Dream it, then price it out.
Determine how much your dream initiative or purchase will cost and add it to next year’s expenses. Be sure to include the one-time costs as well as all the recurring usage or maintenance costs. A new van has a purchase price, plus ongoing insurance, gas and maintenance expenses.
What’s the new number?
How much more income do you need to cover your anticipated operating expenses and accomplish your dream initiative?
Make the ends meet.
Get creative about your untapped potential for income. You know the number you need to reach, so explore all the options available to you to reach it. Remember that performing additional work to increase your income will also incur additional expenses in delivering that work.
Sleep on it.
Be realistic and optimistic.
If you’re overwhelmed by the ‘number’ you need to reach your dream in one year, then decide what is possible in just 12 months. You can break your dream into stages, and work steadily toward your goal. Get out your scalpel, and carefully consider what can be done this year, and what can be included in the following year(s).
Share the dream and the plan.
Include your team in the budget process because they’re an important part of making your dream a reality. Get them on board with what you want to accomplish, and the steps required to achieve it, because you can’t do it alone. Involving your nonprofit board in the process is critical. As a nonprofit leader, you need their help to shape the outcome and to build the momentum needed to make your dream come true.
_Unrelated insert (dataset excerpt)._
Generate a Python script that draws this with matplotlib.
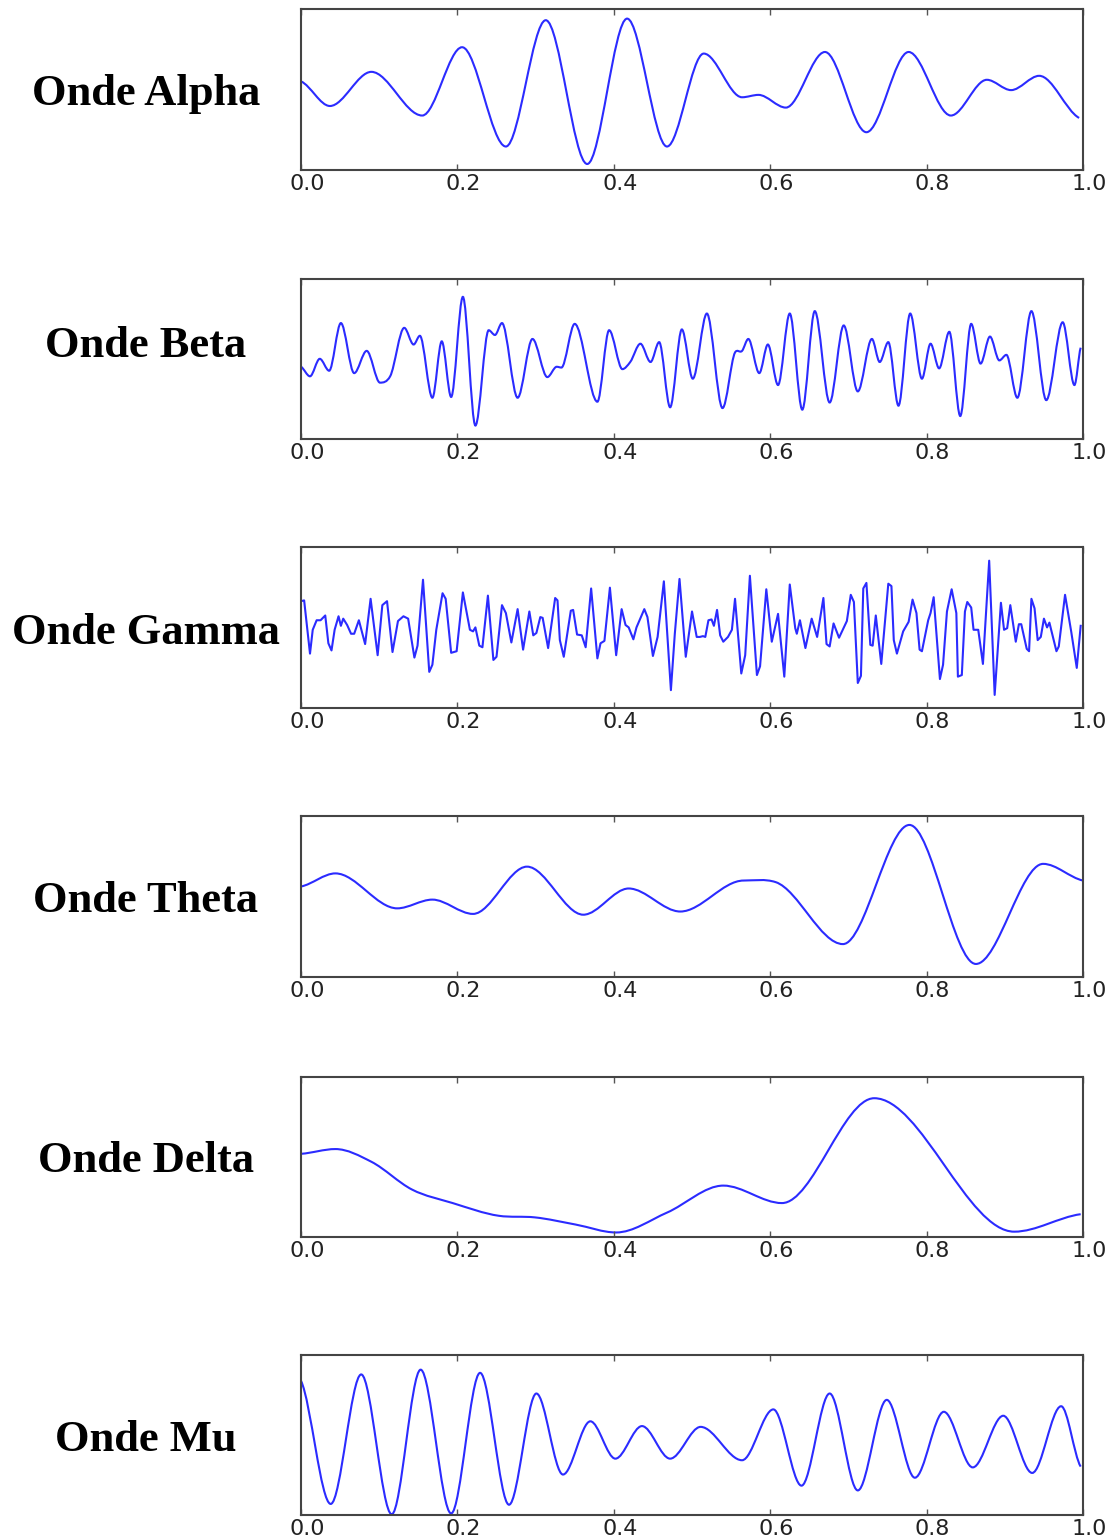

The Budget: Friend, Not Foe
In the nonprofit world, the budget is your friend, not your foe. It’s the key to making dreams of bigger and better mission impact come true. Don’t fear the budget! It’s a tool that tells you where you are now, and helps you move incrementally to where you want to be in the future. As a seasoned grant writer who has secured millions for charities, believe me when I say that dreams really do come true. And they become true more quickly when we write them down, share them with others, and then take intentional and incremental steps toward them.